— START OF Dataset —
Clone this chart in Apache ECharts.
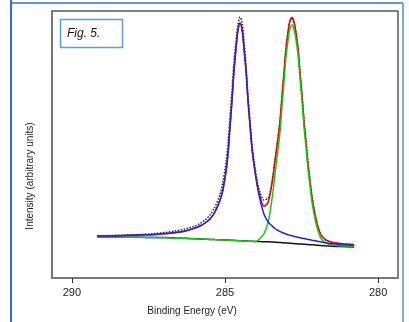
<!DOCTYPE html>
<html>
<head>
<meta charset="utf-8">
<script src="https://cdn.jsdelivr.net/npm/echarts@6/dist/echarts.min.js"></script>
<style>
  html, body { margin: 0; padding: 0; background: #fff; }
  #chart { width: 409px; height: 322px; }
</style>
</head>
<body>
<div id="chart"></div>
<script>
// binding energy grid (eV)
const energy = [289.18,288.76,288.27,287.78,287.29,286.96,286.63,286.31,285.98,285.82,
  285.65,285.49,285.33,285.16,285.07,284.97,284.90,284.84,284.77,284.71,
  284.64,284.58,284.51,284.44,284.38,284.31,284.25,284.18,284.12,284.05,
  283.95,283.86,283.73,283.59,283.46,283.37,283.27,283.20,283.14,283.07,
  283.01,282.94,282.88,282.81,282.75,282.68,282.61,282.55,282.48,282.42,
  282.35,282.29,282.22,282.16,282.06,281.96,281.86,281.73,281.57,281.24,
  280.78];

// measured spectrum (dotted)
const measured = [42,42.5,43,43.5,44.5,45.5,47,49,52,54.5,
  58,63,71,84,96,115,135,160,188,215,
  237,253,261,255,237,211,183,156,134,117,
  97,86,78,80,96,117,140,158,181,206,
  229,246,257,260,256,245,228,206,182,158,
  136,116,97,82,64,51,43,38.5,36,34.5,
  33.5];

// component 1 (blue)
const peak1 = [42,42,42.5,43,43.5,44.5,45.5,47,50,52,
  55,59,66,78,88,106,125,150,178,206,
  230,247,255,248,230,206,178,152,130,113,
  93,79,64,56,52,49.5,47.5,46.5,45.5,44.7,
  44,43.3,42.7,42.2,41.7,41.2,40.7,40.2,39.8,39.4,
  39,38.6,38.2,37.8,37.2,36.6,36,35.3,34.6,33.6,
  32.7];

// component 2 (green)
const peak2 = [41,41,40.8,40.7,40.5,40.2,39.8,39.5,39.2,39,
  38.8,38.6,38.4,38.2,38,37.9,37.8,37.7,37.6,37.5,
  37.4,37.3,37.2,37.1,37,36.9,36.8,36.7,36.6,36.6,
  37,39.5,44,56,80,103,128,147,171,197,
  220,238,249,253,249,238,221,199,175,151,
  129,109,91,76,59,47,39.5,35.5,33.5,32.2,
  31.5];

// background (black)
const background = [41,41,40.8,40.7,40.5,40.4,40,39.7,39.3,39,
  38.8,38.6,38.4,38.2,38.1,38,37.9,37.8,37.7,37.6,
  37.5,37.4,37.3,37.2,37.1,37,36.9,36.8,36.7,36.6,
  36.5,36.4,36.3,36.2,36,35.8,35.6,35.5,35.3,35.2,
  35,34.9,34.7,34.6,34.4,34.3,34.1,34,33.9,33.7,
  33.6,33.4,33.3,33.2,33,32.7,32.5,32.2,31.9,31.4,
  31];

// fit envelope (red)
const envelope = [42,42,42.5,43,43.5,44.3,45.3,46.8,49.9,52,
  55,59,66,78,87.9,105.9,124.9,149.9,177.9,205.9,
  229.9,246.9,254.9,247.9,229.9,205.9,177.9,151.9,129.9,113,
  93.5,82.1,71.7,75.8,96,116.7,139.9,158,181.2,206.5,
  229,246.4,257,260.6,256.3,244.9,227.6,205.2,180.9,156.7,
  134.4,114.2,95.9,80.6,63.2,50.9,43,38.6,36.2,34.4,
  33.2];

const xTicks = [280, 285, 290];

const pairs = arr => energy.map((e, i) => [e, arr[i]]);
const font = '"Liberation Sans", Arial, sans-serif';

function line(name, arr, color, z, extra) {
  return Object.assign({
    name: name,
    type: 'line',
    data: pairs(arr),
    symbol: 'none',
    smooth: 0.3,
    z: z,
    lineStyle: { color: color, width: 1.5 }
  }, extra || {});
}

const chart = echarts.init(document.getElementById('chart'));
chart.setOption({
  animation: false,
  grid: {
    left: 52, right: 11, top: 11, bottom: 44,
    show: true, borderColor: '#000', borderWidth: 1
  },
  xAxis: {
    type: 'value',
    inverse: true,
    min: 279.35,
    max: 290.65,
    axisLine: { show: true, lineStyle: { color: '#777', width: 2 } },
    axisTick: { show: true, customValues: xTicks, length: 5, lineStyle: { color: '#333' } },
    axisLabel: { customValues: xTicks, margin: 9, fontSize: 11, color: '#222', fontFamily: font },
    splitLine: { show: false }
  },
  yAxis: {
    type: 'value',
    min: 0,
    max: 267,
    axisLine: { show: true, lineStyle: { color: '#777', width: 2 } },
    axisTick: { show: false },
    axisLabel: { show: false },
    splitLine: { show: false }
  },
  series: [
    line('Measured', measured, '#222', 1, { lineStyle: { color: '#222', width: 1.5, type: 'dotted' } }),
    line('Background', background, '#111', 2),
    line('Fit', envelope, '#ee0000', 3),
    line('Peak 2', peak2, '#11cc11', 4),
    line('Peak 1', peak1, '#2020ee', 5)
  ],
  graphic: [
    { type: 'line', shape: { x1: 11, y1: 0, x2: 11, y2: 322 }, style: { stroke: '#2a6ee0', lineWidth: 2 } },
    { type: 'line', shape: { x1: 11, y1: 3, x2: 403, y2: 3 }, style: { stroke: '#2a6ee0', lineWidth: 1.5 } },
    { type: 'line', shape: { x1: 403, y1: 3, x2: 403, y2: 322 }, style: { stroke: '#7fa8f0', lineWidth: 2 } },
    { type: 'rect', shape: { x: 60.5, y: 19.5, width: 62, height: 28 }, style: { fill: '#fff', stroke: '#5a9af5', lineWidth: 1.5 }, z: 10 },
    { type: 'text', x: 67, y: 34, z: 11,
      style: { text: 'Fig. 5.', font: 'italic 12px ' + font, fill: '#111', textVerticalAlign: 'middle' } },
    { type: 'text', x: 192, y: 311,
      style: { text: 'Binding Energy (eV)', font: '10px ' + font, fill: '#222', textAlign: 'center', textVerticalAlign: 'middle' } },
    { type: 'text', x: 30, y: 176, rotation: Math.PI / 2,
      style: { text: 'Intensity (arbitrary units)', font: '10px ' + font, fill: '#222', textAlign: 'center', textVerticalAlign: 'middle' } }
  ]
});
</script>
</body>
</html>
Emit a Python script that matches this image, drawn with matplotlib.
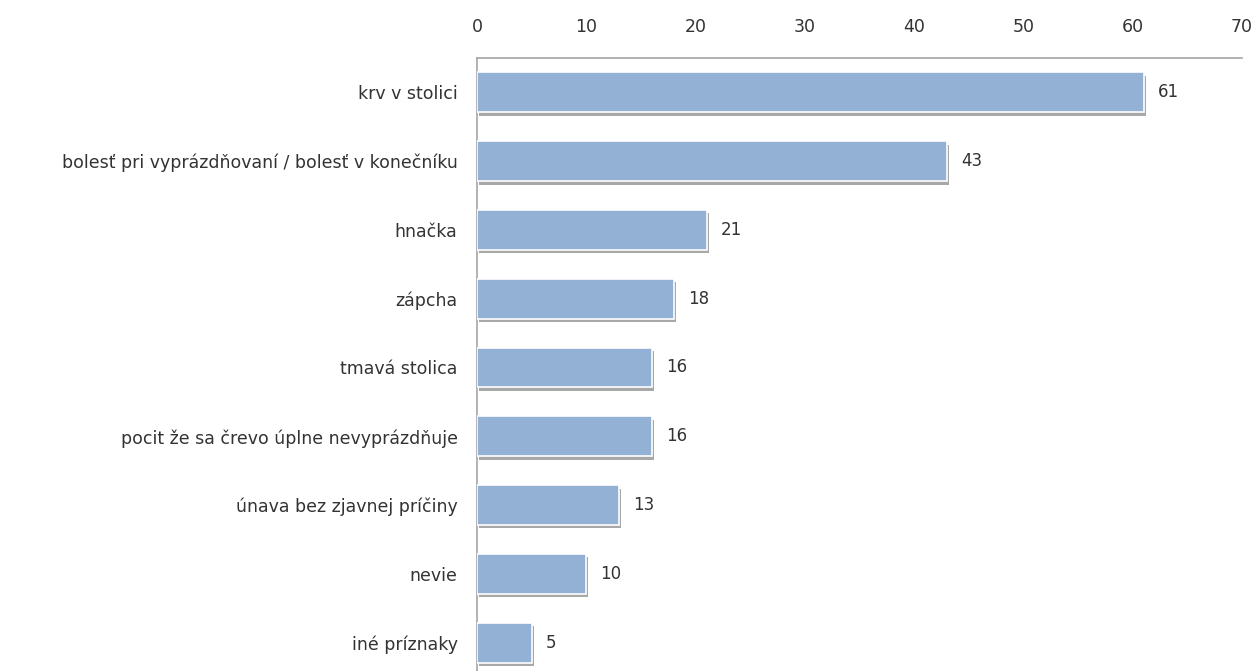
import matplotlib
matplotlib.use("Agg")
import matplotlib.pyplot as plt
import matplotlib.patheffects as pe

categories = [
    "krv v stolici",
    "bolesť pri vyprázdňovaní / bolesť v konečníku",
    "hnačka",
    "zápcha",
    "tmavá stolica",
    "pocit že sa črevo úplne nevyprázdňuje",
    "únava bez zjavnej príčiny",
    "nevie",
    "iné príznaky",
]
values = [61, 43, 21, 18, 16, 16, 13, 10, 5]
xticks = [0, 10, 20, 30, 40, 50, 60, 70]

plt.rcParams['font.family'] = ['DejaVu Sans']
text_color = '#333333'

fig = plt.figure(figsize=(12.59, 6.71), dpi=100)
ax = fig.add_axes([477/1259, -6/671, (1242-477)/1259, (677-58)/671])

y = list(range(len(categories)))
bars = ax.barh(y, values, height=0.58, color='#92b1d4', edgecolor='white', linewidth=1.2,
               zorder=3)
for b in bars:
    b.set_path_effects([pe.SimplePatchShadow(offset=(1.5, -2.5), shadow_rgbFace='#6f6f6f', alpha=0.6),
                        pe.Normal()])

for yi, v in zip(y, values):
    ax.text(v + 1.3, yi, str(v), va='center', ha='left', fontsize=12, color=text_color)

ax.set_xlim(0, 70)
ax.set_ylim(len(categories) - 0.5, -0.5)
ax.xaxis.tick_top()
ax.set_xticks(xticks)
ax.set_xticklabels([str(t) for t in xticks])
ax.set_yticks(y)
ax.set_yticklabels(categories)
ax.tick_params(axis='both', length=0, colors=text_color, labelsize=12.5)
ax.tick_params(axis='x', pad=16)
ax.tick_params(axis='y', pad=14)
for s in ['right', 'bottom']:
    ax.spines[s].set_visible(False)
for s in ['top', 'left']:
    ax.spines[s].set_color('#a6a6a6')
    ax.spines[s].set_linewidth(1.2)

fig.savefig('out.png', dpi=100)
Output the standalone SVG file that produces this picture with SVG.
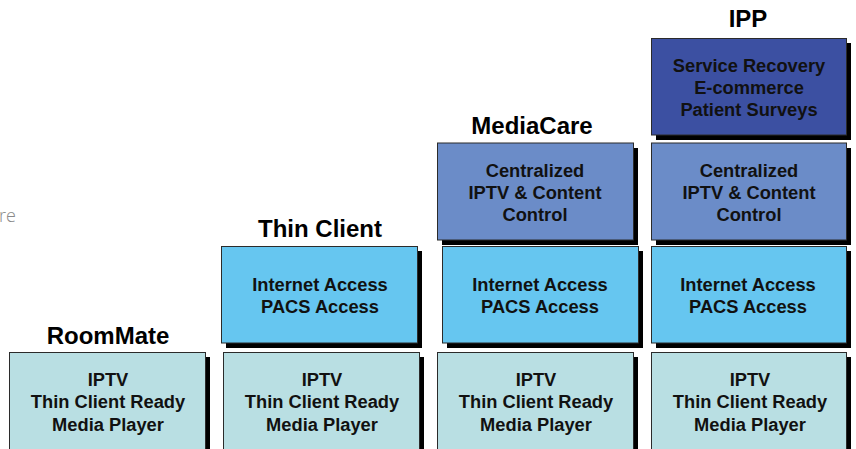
<svg xmlns="http://www.w3.org/2000/svg" width="856" height="449" viewBox="0 0 856 449">
<style>
.sh{fill:#000}
.bx{stroke:#2b2b2b;stroke-width:1}
.b1{fill:#b9dfe3}
.b2{fill:#66c6f0}
.b3{fill:#6b8cc8}
.b4{fill:#3c50a2}
.t{font-family:"Liberation Sans",Arial,sans-serif;font-weight:bold;font-size:18.3px;fill:#111;text-anchor:middle}
.h{font-family:"Liberation Sans",Arial,sans-serif;font-weight:bold;font-size:24px;fill:#000;text-anchor:middle}
.side{font-family:"Open Sans","Liberation Sans",sans-serif;font-weight:300;font-size:18px;fill:#888}
</style>
<rect width="856" height="449" fill="#fff"/>
<text class="side" x="-1" y="222">re</text>
<g id="titles">
<text class="h" x="108" y="344">RoomMate</text>
<text class="h" x="320" y="237">Thin Client</text>
<text class="h" x="532" y="134">MediaCare</text>
<text class="h" x="748" y="27">IPP</text>
</g>
<g id="roommate-base">
<rect class="sh" x="14" y="357" width="196" height="100"/>
<rect class="bx b1" x="9.5" y="352.5" width="196" height="100"/>
<text class="t" x="108" y="386">IPTV</text>
<text class="t" x="108" y="408">Thin Client Ready</text>
<text class="t" x="108" y="431">Media Player</text>
</g>
<g id="thinclient-base">
<rect class="sh" x="228" y="357" width="196" height="100"/>
<rect class="bx b1" x="223.5" y="352.5" width="196" height="100"/>
<text class="t" x="322" y="386">IPTV</text>
<text class="t" x="322" y="408">Thin Client Ready</text>
<text class="t" x="322" y="431">Media Player</text>
</g>
<g id="thinclient-internet">
<rect class="sh" x="226" y="251" width="196" height="97"/>
<rect class="bx b2" x="221.5" y="246.5" width="196" height="96.5"/>
<text class="t" x="320" y="291">Internet Access</text>
<text class="t" x="320" y="313">PACS Access</text>
</g>
<g id="mediacare-base">
<rect class="sh" x="442" y="357" width="196" height="100"/>
<rect class="bx b1" x="437.5" y="352.5" width="196" height="100"/>
<text class="t" x="536" y="386">IPTV</text>
<text class="t" x="536" y="408">Thin Client Ready</text>
<text class="t" x="536" y="431">Media Player</text>
</g>
<g id="mediacare-internet">
<rect class="sh" x="447" y="251" width="196" height="97"/>
<rect class="bx b2" x="442.5" y="246.5" width="196" height="96.5"/>
<text class="t" x="540" y="291">Internet Access</text>
<text class="t" x="540" y="313">PACS Access</text>
</g>
<g id="mediacare-central">
<rect class="sh" x="442" y="148" width="196" height="97"/>
<rect class="bx b3" x="437.5" y="143" width="196" height="97"/>
<text class="t" x="535" y="177">Centralized</text>
<text class="t" x="535" y="199">IPTV &amp; Content</text>
<text class="t" x="535" y="221">Control</text>
</g>
<g id="ipp-base">
<rect class="sh" x="656" y="357" width="195" height="100"/>
<rect class="bx b1" x="651.5" y="352.5" width="195" height="100"/>
<text class="t" x="750" y="386">IPTV</text>
<text class="t" x="750" y="408">Thin Client Ready</text>
<text class="t" x="750" y="431">Media Player</text>
</g>
<g id="ipp-internet">
<rect class="sh" x="656" y="251" width="195" height="97"/>
<rect class="bx b2" x="651.5" y="246.5" width="195" height="96.5"/>
<text class="t" x="748" y="291">Internet Access</text>
<text class="t" x="748" y="313">PACS Access</text>
</g>
<g id="ipp-central">
<rect class="sh" x="656" y="148" width="195" height="97"/>
<rect class="bx b3" x="651.5" y="143" width="195" height="97"/>
<text class="t" x="749" y="177">Centralized</text>
<text class="t" x="749" y="199">IPTV &amp; Content</text>
<text class="t" x="749" y="221">Control</text>
</g>
<g id="ipp-services">
<rect class="sh" x="656" y="43" width="195" height="97"/>
<rect class="bx b4" x="651.5" y="38.5" width="195" height="96.5"/>
<text class="t" x="749" y="72">Service Recovery</text>
<text class="t" x="749" y="94">E-commerce</text>
<text class="t" x="749" y="116">Patient Surveys</text>
</g>
<g id="connectors"></g>
</svg>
— END OF Dataset —
__What you have to do__: Locate all lines in the listing above with the word "that" and copy them.

__Solution for this task__:
Emit a Python script that matches this image, drawn with matplotlib.
Output the standalone SVG file that produces this picture with SVG.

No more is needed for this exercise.